Talking about my mother with others, I speculate about possible causes of her cognitive and emotional problems. We can come up with a long list of possible explanations: manic depression, attention deficit, learning disorders, her abusive father, the death of her mother, postpartum depression after the birth of my sister, Asperger's syndrome, alcohol abuse, Korsakoff's syndrome, decades of taking lithium carbonate on top of a steady diet of alcohol, her husbands, loneliness, Alzheimer's, or possibly some kind of brain damage. She's been evaluated by mental health professionals, but they don't invest much time in subtle diagnostic issues; she is stable on her current medication and on the occasions she has stopped taking her lithium, she has become more difficult. She is not motivated to try any other forms of treatment, and it is very hard to imagine any kind of talk therapy being of any possible use. She's not willing to make much effort to reduce her alcohol consumption. She might benefit from some kind of social services or community support, but so far she has turned down all the options available.

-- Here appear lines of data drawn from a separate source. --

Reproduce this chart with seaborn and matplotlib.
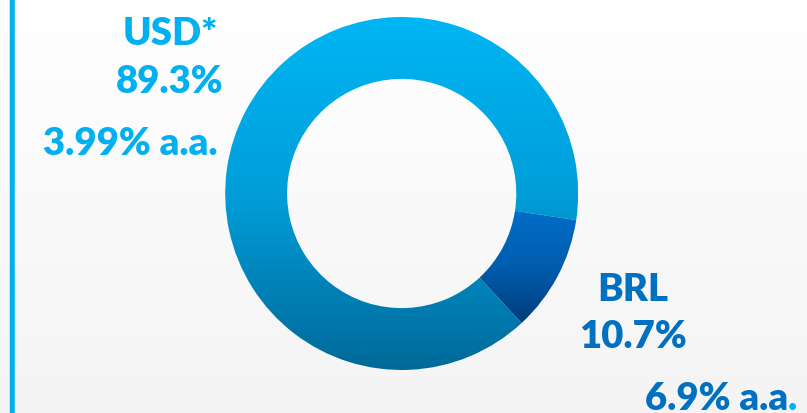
import numpy as np
import matplotlib
matplotlib.use("Agg")
import matplotlib.pyplot as plt
from matplotlib.colors import LinearSegmentedColormap
import seaborn as sns

# ---- data ----
categories = ["USD*", "BRL"]
shares = [89.3, 10.7]
share_labels = ["89.3%", "10.7%"]
rate_labels = ["3.99% a.a.", "6.9% a.a"]

sns.set_theme(style="white")
plt.rcParams["font.family"] = ["Lato", "DejaVu Sans"]

W, H = 807, 413
fig = plt.figure(figsize=(W / 100, H / 100), dpi=100)
ax = fig.add_axes([0, 0, 1, 1])
ax.set_xlim(0, W)
ax.set_ylim(0, H)
ax.set_aspect("equal")
ax.axis("off")

# background gradient
bg = np.linspace(0, 1, 256).reshape(-1, 1)
bg_cmap = LinearSegmentedColormap.from_list("bg", ["#FFFFFF", "#F4F4F4"])
ax.imshow(bg, extent=(0, W, 0, H), origin="upper", cmap=bg_cmap, aspect="auto", zorder=0)

# left border line
ax.plot([12.3, 12.3], [0, H], color="#00B0F0", lw=4.0, solid_capstyle="butt", zorder=1)
ax.plot([9.2, 9.2], [0, H], color="#DDDDDD", lw=0.7, zorder=1)

cx, cy, R = 401.7, 413 - 193.5, 176.5
width = R - 114.6

wedges, _ = ax.pie(shares, startangle=-47.2, counterclock=False, radius=R,
                   center=(cx, cy), wedgeprops=dict(width=width, linewidth=0),
                   frame=True)
ax.set_xlim(0, W)
ax.set_ylim(0, H)
ax.axis("off")

grad_colors = [["#00B6F4", "#009ED9", "#00699A"], ["#006DC9", "#005DAE", "#003C7A"]]
for w, cols in zip(wedges, grad_colors):
    w.set_facecolor("none")
    bb = w.get_path().get_extents(w.get_transform() - ax.transData)
    cmap = LinearSegmentedColormap.from_list("g", cols)
    im = ax.imshow(np.linspace(0, 1, 256).reshape(-1, 1), cmap=cmap, aspect="auto",
                   extent=(bb.x0, bb.x1, bb.y0, bb.y1), origin="upper", zorder=2)
    im.set_clip_path(w)

ax.set_xlim(0, W)
ax.set_ylim(0, H)

usd_c, brl_c = "#00B0F0", "#0070C0"
fs = 27.5
kw = dict(fontsize=fs, fontweight="heavy", va="baseline", zorder=5)
ax.text(170, H - 45, categories[0], color=usd_c, ha="center", **kw)
ax.text(170, H - 93, share_labels[0], color=usd_c, ha="center", **kw)
ax.text(218, H - 155, rate_labels[0], color=usd_c, ha="right", **kw)

ax.text(632.5, H - 301, categories[1], color=brl_c, ha="center", **kw)
ax.text(632.5, H - 348, share_labels[1], color=brl_c, ha="center", **kw)
t = ax.text(645, H - 410, rate_labels[1], color=brl_c, ha="left", **kw)
ax.annotate(".", xy=(1, 0), xycoords=t, xytext=(0, 0), textcoords="offset points",
            color=usd_c, fontsize=fs, fontweight="heavy", ha="left", va="bottom",
            annotation_clip=False, zorder=5)

fig.savefig("out.png", dpi=100)
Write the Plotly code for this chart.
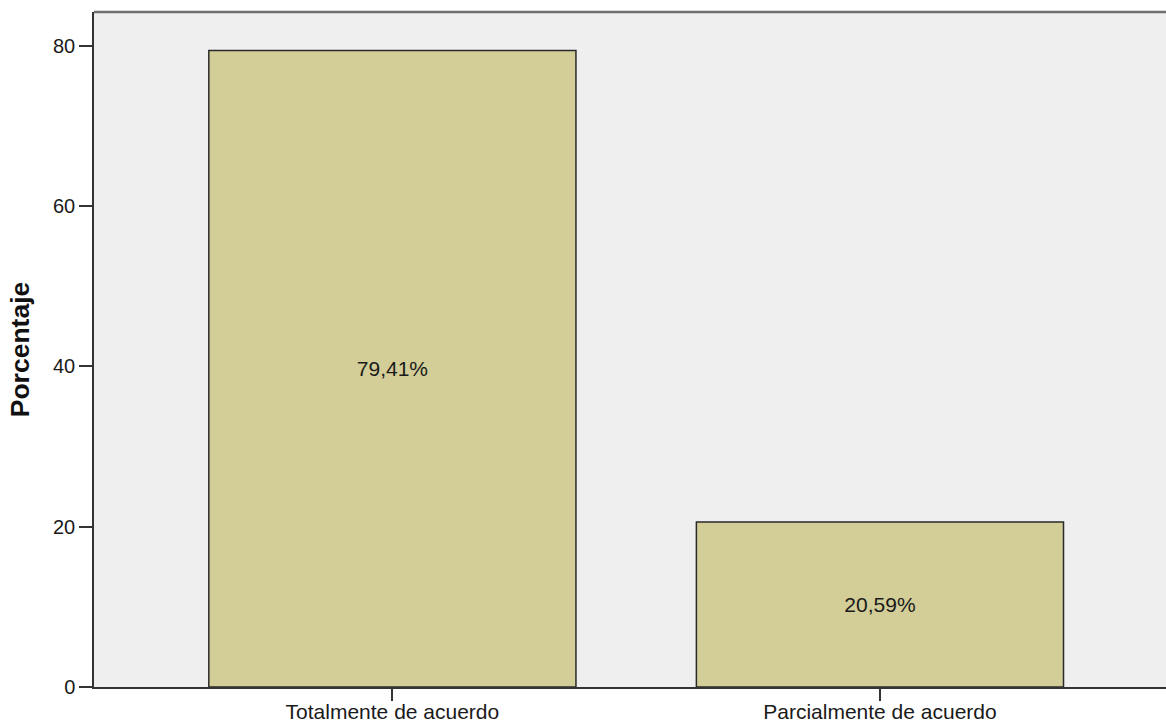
import plotly.graph_objects as go

categories = ["Totalmente de acuerdo", "Parcialmente de acuerdo"]
values = [79.41, 20.59]
bar_labels = ["79,41%", "20,59%"]
y_ticks = [0, 20, 40, 60, 80]

FONT = "Liberation Sans, Arial, sans-serif"

fig = go.Figure()
fig.add_trace(go.Bar(
    x=categories,
    y=values,
    text=bar_labels,
    textposition="inside",
    insidetextanchor="middle",
    textangle=0,
    textfont=dict(family=FONT, size=21, color="#1a1a1a"),
    width=0.753,
    marker=dict(color="#d3ce98", line=dict(color="#2a2a2a", width=1.5)),
    hoverinfo="skip",
))

fig.update_layout(
    width=1166,
    height=724,
    margin=dict(l=94, r=0, t=12, b=37, autoexpand=False),
    paper_bgcolor="white",
    plot_bgcolor="#efefef",
    showlegend=False,
    font=dict(family=FONT, color="#1a1a1a"),
)

fig.update_xaxes(
    type="category",
    range=[-0.612, 1.5867],
    automargin=False,
    showgrid=False,
    zeroline=False,
    showline=True,
    linecolor="#333333",
    linewidth=1.5,
    ticks="outside",
    ticklen=12,
    tickwidth=1.5,
    tickcolor="#333333",
    ticklabelstandoff=-7,
    tickfont=dict(family=FONT, size=21, color="#1a1a1a"),
)

fig.update_yaxes(
    range=[0, 84.2],
    automargin=False,
    tickvals=y_ticks,
    ticktext=[str(v) for v in y_ticks],
    showgrid=False,
    zeroline=False,
    showline=True,
    linecolor="#333333",
    linewidth=1.5,
    ticks="outside",
    ticklen=13,
    tickwidth=1.5,
    tickcolor="#333333",
    tickfont=dict(family=FONT, size=20, color="#1a1a1a"),
    title=dict(text="<b>Porcentaje</b>", font=dict(family=FONT, size=26.5, color="#111111"), standoff=16),
)

# top border of the plot frame
fig.add_shape(type="line", xref="paper", yref="paper", x0=0, x1=1, y0=1, y1=1,
              line=dict(color="#6e6e6e", width=2.5))

fig.write_html(
    "out.html",
    config={"displayModeBar": False},
    post_script="document.body.style.margin='0';document.body.style.overflow='hidden';",
)
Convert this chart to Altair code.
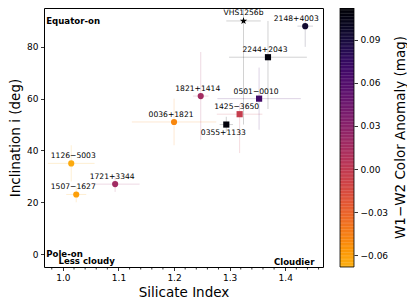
import altair as alt
import pandas as pd

# ---- data ----
names = ["VHS1256b", "2148+4003", "2244+2043", "0501−0010", "1425−3650", "0355+1133",
         "1821+1414", "0036+1821", "1126−5003", "1507−1627", "1721+3344"]
silicate = [1.325, 1.436, 1.369, 1.353, 1.318, 1.294, 1.248, 1.200, 1.015, 1.024, 1.094]
silicate_err = [0.031, 0.014, 0.070, 0.075, 0.041, 0.012, 0.014, 0.076, 0.042, 0.018, 0.044]
inclination = [90, 88, 76, 60, 54, 50, 61, 51, 35, 23, 27]
incl_err_lo = [40, 8, 20, 12, 15, 3, 17, 9, 7, 3, 3]
incl_err_hi = [5, 2, 14, 12, 4, 3, 17, 9, 7, 3, 3]
color_anomaly = [None, 0.094, 0.108, 0.068, -0.004, 0.108, 0.016, -0.050, -0.066, -0.061, 0.017]
marker = ["star", "circle", "square", "square", "square", "square",
          "circle", "circle", "circle", "circle", "circle"]

x_ticks = [1.0, 1.1, 1.2, 1.3, 1.4]
x_minor = [0.98, 1.02, 1.04, 1.06, 1.08, 1.12, 1.14, 1.16, 1.18, 1.22, 1.24, 1.26, 1.28,
           1.32, 1.34, 1.36, 1.38, 1.42, 1.44, 1.46]
y_ticks = [0, 10, 20, 30, 40, 50, 60, 70, 80, 90]
cbar_ticks = [-0.06, -0.03, 0.0, 0.03, 0.06, 0.09]
cbar_domain = [-0.068, 0.112]
cbar_title = "W1−W2 Color Anomaly (mag)"

ann_text = ["Equator-on", "Pole-on", "Less cloudy", "Cloudier"]
ann_x = [0.970, 0.970, 0.992, 1.4525]
ann_y = [90, 0, -2.6, -2.9]
ann_align = ["left", "left", "left", "right"]

# label offsets (pixels) relative to each point
label_dx = [0, -9, -3, -3, -3, -3, -3, -3, 2, -3, -3]
label_dy = [-8, -7, -7, -7, -7, 8, -7, -7, -7, -7, -7]

STAR = ("M0,-1L0.2245,-0.309L0.951,-0.309L0.363,0.118L0.588,0.809L0,0.382"
        "L-0.588,0.809L-0.363,0.118L-0.951,-0.309L-0.2245,-0.309Z")

df = pd.DataFrame({
    "name": names, "si": silicate, "si_err": silicate_err, "inc": inclination,
    "lo": incl_err_lo, "hi": incl_err_hi, "anom": color_anomaly, "marker": marker,
})
df["si_lo"] = df["si"] - df["si_err"]
df["si_hi"] = df["si"] + df["si_err"]
df["inc_lo"] = df["inc"] - df["lo"]
df["inc_hi"] = df["inc"] + df["hi"]

df_c = df[df["anom"].notna()].reset_index(drop=True)
df_s = df[df["anom"].isna()].reset_index(drop=True).drop(columns=["anom"])

FONT = "DejaVu Sans"
xdom = [0.966, 1.468]
ydom = [-5, 95]
W, H = 279, 259

xs = alt.Scale(domain=xdom, nice=False, zero=False)
ys = alt.Scale(domain=ydom, nice=False, zero=False)
xax = alt.Axis(values=x_ticks, format=".1f")
yax = alt.Axis(values=y_ticks, format="d")

X = alt.X("si:Q", scale=xs, title="Silicate Index", axis=xax)
Y = alt.Y("inc:Q", scale=ys, title="Inclination i (deg)", axis=yax)

cscale = alt.Scale(domain=cbar_domain,
                   scheme=alt.SchemeParams(name="inferno", extent=[0.82, 0]))
C = alt.Color("anom:Q", scale=cscale, legend=None)

base = alt.Chart(df_c)

xerr = base.mark_rule(opacity=0.18, strokeWidth=1).encode(
    x=alt.X("si_lo:Q", scale=xs, title="Silicate Index", axis=xax),
    x2="si_hi:Q", y=Y, color=C)
yerr = base.mark_rule(opacity=0.18, strokeWidth=1).encode(
    x=X, y=alt.Y("inc_lo:Q", scale=ys, title="Inclination i (deg)", axis=yax),
    y2="inc_hi:Q", color=C)
pts = base.mark_point(filled=True, opacity=1, size=38).encode(
    x=X, y=Y, color=C, shape=alt.Shape("marker:N", scale=None))

sbase = alt.Chart(df_s)
s_xerr = sbase.mark_rule(opacity=0.18, strokeWidth=1, color="black").encode(
    x="si_lo:Q", x2="si_hi:Q", y="inc:Q")
s_yerr = sbase.mark_rule(opacity=0.18, strokeWidth=1, color="black").encode(
    x="si:Q", y="inc_lo:Q", y2="inc_hi:Q")
s_pt = sbase.mark_point(filled=True, opacity=1, size=60, color="black", shape=STAR).encode(
    x="si:Q", y="inc:Q")

labels = []
for i, n in enumerate(names):
    labels.append(
        alt.Chart(df[df["name"] == n][["name", "si", "inc"]]).mark_text(
            font=FONT, fontSize=7.6, color="black", dx=label_dx[i], dy=label_dy[i],
            align="center", baseline="middle"
        ).encode(x="si:Q", y="inc:Q", text="name:N")
    )

ann_df = pd.DataFrame({"t": ann_text, "x": ann_x, "y": ann_y, "a": ann_align})
ann_l = alt.Chart(ann_df[ann_df["a"] == "left"]).mark_text(
    font=FONT, fontSize=8.6, fontWeight="bold", color="black", align="left", baseline="middle"
).encode(x="x:Q", y="y:Q", text="t:N")
ann_r = alt.Chart(ann_df[ann_df["a"] == "right"]).mark_text(
    font=FONT, fontSize=8.6, fontWeight="bold", color="black", align="right", baseline="middle"
).encode(x="x:Q", y="y:Q", text="t:N")

minor_df = pd.DataFrame({"m": x_minor})
minor = alt.Chart(minor_df).mark_rule(color="black", strokeWidth=0.8).encode(
    x="m:Q", y=alt.value(H), y2=alt.value(H + 2.5))

main = alt.layer(xerr, yerr, s_xerr, s_yerr, pts, s_pt, *labels, ann_l, ann_r, minor)

# ---- colorbar (own y scale, drawn right of the plot) ----
CB_X0, CB_X1 = 296, 310
cb_scale = alt.Scale(domain=cbar_domain, nice=False, zero=False)
cbar = alt.Chart(alt.sequence(start=-0.068, stop=0.112, step=0.001, as_="v")).transform_calculate(
    v2="datum.v + 0.0012"
).mark_rect().encode(
    x=alt.value(CB_X0), x2=alt.value(CB_X1),
    y=alt.Y("v:Q", scale=cb_scale, title=None,
            axis=alt.Axis(orient="right", offset=CB_X1 - W, values=cbar_ticks, format=".2f",
                          tickSize=3.5, labelPadding=2.5)),
    y2="v2:Q",
    color=alt.Color("v:Q", scale=cscale, legend=None),
)
cb_frame = alt.Chart(pd.DataFrame({"t": [cbar_title]})).mark_rect(
    fill=None, stroke="black", strokeWidth=0.8
).encode(x=alt.value(CB_X0), x2=alt.value(CB_X1), y=alt.value(0), y2=alt.value(H))
cb_title = alt.Chart(pd.DataFrame({"t": [cbar_title]})).mark_text(
    font=FONT, fontSize=13.5, color="black", angle=270, align="center", baseline="middle"
).encode(x=alt.value(357), y=alt.value(H / 2), text="t:N")

chart = alt.layer(main, cbar, cb_frame, cb_title).resolve_scale(
    y="independent"
).properties(
    width=W, height=H,
    autosize=alt.AutoSizeParams(type="none"),
    padding={"left": 36, "top": 0, "right": 84, "bottom": 33},
).configure_view(
    stroke="black", strokeWidth=1
).configure_axis(
    grid=False, domain=False, tickColor="black", tickSize=3.5, tickWidth=0.8,
    labelFont=FONT, labelFontSize=9, labelColor="black", labelPadding=2.5,
    titleFont=FONT, titleFontSize=13.5, titleFontWeight="normal", titleColor="black",
).configure_axisX(titlePadding=3, labelFlush=False).configure_axisY(titlePadding=4)

chart.save("out.html", embed_options={"renderer": "svg", "actions": False})
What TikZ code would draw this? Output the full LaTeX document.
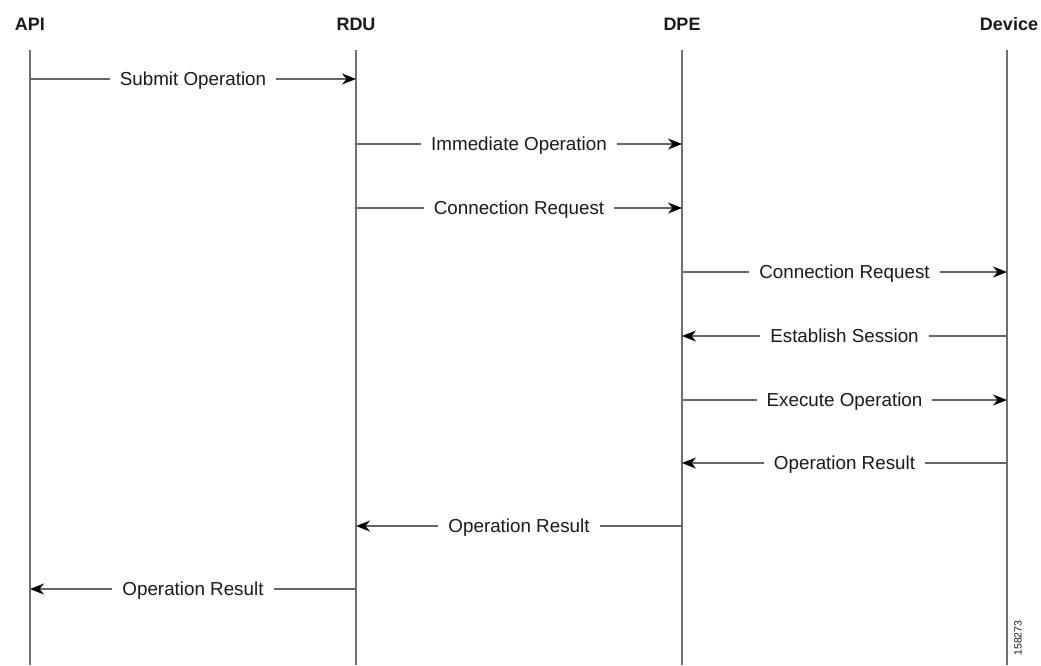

My mother is gradually declining in her abilities to think clearly and look after herself well enough to live independently, but she wants to keep living where she is. She keeps herself busy when she can, volunteering at a local charity store, playing cards with other people, seeing old friends very occasionally. She has a granddaughter, but she isn't really very interested in the little girl, and wonders why the girl makes so much noise. Certainly she can't help babysit or in other ways, and when my sister sees my mother with her granddaughter, it looks as if my mother never had anything called maternal instinct. So my mother spends a great deal of time alone, fretting about Princess Diana, little baby Madeline, and the latest human interest stories on the news. When I visit, I do what I can to help her, but there's only a certain amount one can do to help someone who is unwilling or unable to help themselves. As with many people with aging parents, I wonder what the future will bring, and find it hard to be optimistic. At some point, we will probably decide that she isn't able to live on her own, and then we will have to work out what to do next. We are already exploring the options.
So there's little to be done but do what I'm already doing and hope for the best. Without someone to help her, my mother will struggle on her own. She'll get out the instructions and try to work out which remote is which, and what she should do after she puts the video into the machine. Hopefully she will have turned on the TV first. There's nothing more I can do to help, at least until my next visit.